Don Draper
es el hombre hecho a sí mismo, el tipo que renació entre las cenizas convertido
en otro e inició el camino hacia su sueño: ser el macho alfa. Y lo consigue. Es
el hombre que todos quieren ser o tener. El valor principal de la compañía de
publicidad, el genio creativo que vende felicidad.
Pero no
consigue ser feliz.
A lo largo
de la serie hemos asistido a sus continuas crisis de identidad, y contemplamos
el modo en que logra sobrevivir a ellas, haciendo lo que mejor sabe hacer:
crear, idear una nueva campaña publicitaria. Porque uno no es lo que tiene,
sino lo que hace. Y se siente bien cuando se dedica a hacer lo que se le da
mejor, y de la mejor manera posible.
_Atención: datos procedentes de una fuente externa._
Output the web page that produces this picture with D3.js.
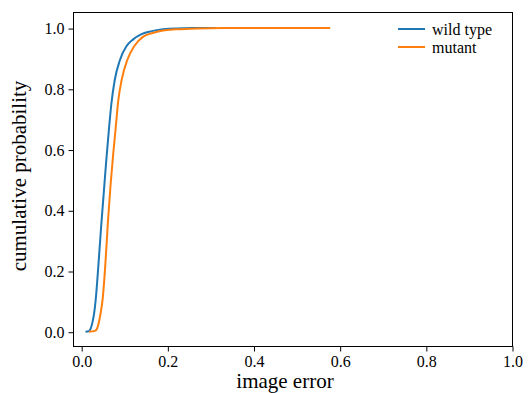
<!DOCTYPE html>
<html>
<head>
<meta charset="utf-8">
<script src="https://cdn.jsdelivr.net/npm/d3@7"></script>
<style>
  html, body { margin: 0; padding: 0; background: #fff; }
  svg { display: block; }
</style>
</head>
<body>
<svg id="chart" width="531" height="393"></svg>
<script>
// ---- data ----
const wildX = [0.010, 0.018, 0.022, 0.026, 0.030, 0.034, 0.040, 0.046, 0.052, 0.058, 0.064, 0.070, 0.078, 0.090, 0.105, 0.120, 0.140, 0.164, 0.190, 0.220, 0.260, 0.313];
const wildP = [0.000, 0.002, 0.010, 0.030, 0.060, 0.110, 0.220, 0.340, 0.450, 0.560, 0.660, 0.750, 0.830, 0.895, 0.940, 0.962, 0.980, 0.990, 0.996, 0.999, 1.000, 1.000];
const mutX = [0.018, 0.030, 0.036, 0.040, 0.045, 0.050, 0.056, 0.062, 0.068, 0.074, 0.080, 0.086, 0.094, 0.107, 0.123, 0.144, 0.164, 0.190, 0.220, 0.270, 0.330, 0.578];
const mutP = [0.000, 0.002, 0.008, 0.025, 0.060, 0.110, 0.220, 0.360, 0.480, 0.580, 0.670, 0.760, 0.830, 0.895, 0.940, 0.972, 0.983, 0.992, 0.996, 0.999, 1.000, 1.000];
const seriesNames = ["wild type", "mutant"];
const seriesColors = ["#1f77b4", "#ff7f0e"];
const xTicks = [0.0, 0.2, 0.4, 0.6, 0.8, 1.0];
const yTicks = [0.0, 0.2, 0.4, 0.6, 0.8, 1.0];

// ---- layout ----
const FONT = "'Liberation Serif', 'Times New Roman', serif";
const L = 73, R = 512, T = 12, B = 346;
const svg = d3.select("#chart");
const x = d3.scaleLinear().domain([-0.019, 1.0]).range([L, R]);
const y = d3.scaleLinear().domain([-0.047, 1.053]).range([B, T]);

const series = [
  wildX.map((v, i) => [v, wildP[i]]),
  mutX.map((v, i) => [v, mutP[i]])
];

const line = d3.line()
  .x(d => x(d[0]))
  .y(d => y(d[1]))
  .curve(d3.curveMonotoneX);

const g = svg.append("g");
series.forEach((s, i) => {
  g.append("path")
    .attr("d", line(s))
    .attr("fill", "none")
    .attr("stroke", seriesColors[i])
    .attr("stroke-width", 2);
});

// frame
svg.append("rect")
  .attr("x", L + 0.5).attr("y", T + 0.5)
  .attr("width", R - L).attr("height", B - T)
  .attr("fill", "none").attr("stroke", "#000").attr("stroke-width", 1);

// axes
const xAxis = d3.axisBottom(x).tickValues(xTicks).tickFormat(d3.format(".1f")).tickSize(5).tickPadding(4);
const yAxis = d3.axisLeft(y).tickValues(yTicks).tickFormat(d3.format(".1f")).tickSize(5).tickPadding(4);

const gx = svg.append("g").attr("transform", `translate(0.5,${B + 0.5})`).call(xAxis);
const gy = svg.append("g").attr("transform", `translate(${L + 0.5},0.5)`).call(yAxis);
[gx, gy].forEach(a => {
  a.attr("font-family", FONT).attr("font-size", 16);
  a.select(".domain").remove();
  a.selectAll("line").attr("stroke", "#000");
  a.selectAll("text").attr("font-family", FONT).attr("font-size", 16).attr("fill", "#000");
});

// axis labels
svg.append("text")
  .attr("x", 285).attr("y", 388)
  .attr("text-anchor", "middle")
  .attr("font-family", FONT)
  .attr("font-size", 21)
  .text("image error");

svg.append("text")
  .attr("transform", `translate(26,176) rotate(-90)`)
  .attr("text-anchor", "middle")
  .attr("font-family", FONT)
  .attr("font-size", 21)
  .text("cumulative probability");

// legend
const legY = [29, 47];
seriesNames.forEach((name, i) => {
  svg.append("line")
    .attr("x1", 398).attr("x2", 425)
    .attr("y1", legY[i]).attr("y2", legY[i])
    .attr("stroke", seriesColors[i]).attr("stroke-width", 2);
  svg.append("text")
    .attr("x", 432).attr("y", legY[i])
    .attr("dominant-baseline", "central")
    .attr("font-family", FONT)
    .attr("font-size", 16)
    .text(name);
});
</script>
</body>
</html>
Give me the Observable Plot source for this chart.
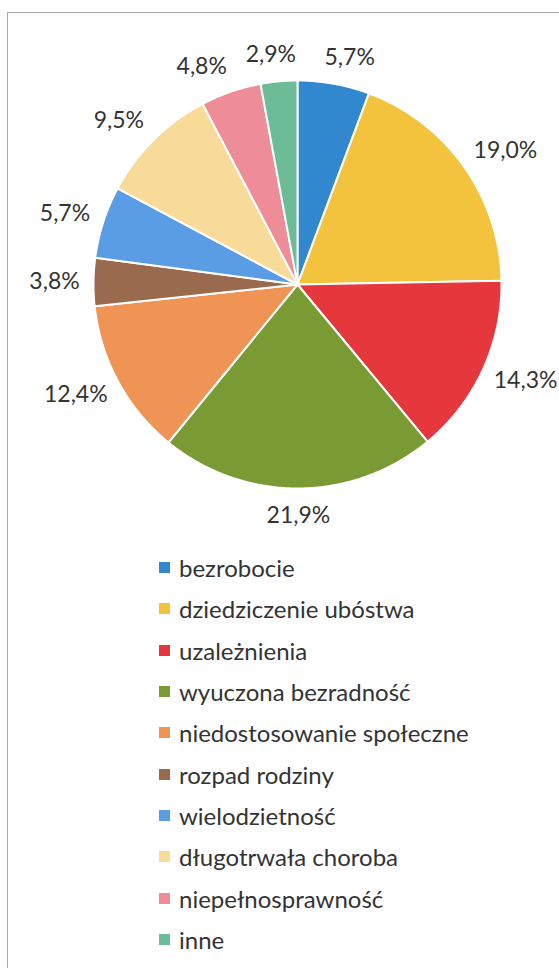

Es entonces cuando Don Draper alcanza el
clímax, cuando encuentra el qué, el cómo.
Ya lo dijo
Aristóteles —cómo no iba a haber un griego que lo dijera antes—, ese estado de
sumo bienestar que llamamos «felicidad» es una actividad. No es un fin que se
alcance siendo el más guapo, el que más liga, el que más bienes posee. Se llega
a ella realizando esa actividad con la que disfrutamos, aunque consista en
vender una felicidad falsa. ¿No es esa la principal tarea de un publicista?
Un rato
después de despedirme de ‘Mad Men’, de ver por última vez a su protagonista, me
vinieron a la mente unas palabras de Pep Guardiola al recibir la Medalla de Honor del Parlament de Catalunya. Habló del momento en el que se encierra a
estudiar al próximo rival al que ha de enfrentarse el equipo, a planificar el
próximo partido, del momento en que se da cuenta de cómo plantearlo y de la
sensación que experimenta entonces. Es el momento de «joia» (gozo, alegría).
«Es una sensación que dura apenas un minuto, un minuto y veinte segundos
quizás, pero es lo que da sentido a mi profesión», dijo el entrenador. Así es
como entiendo la última imagen de Don Draper, esos segundos en los que el
protagonista de ‘Mad Men’ comprende dónde se halla «la chispa de la vida».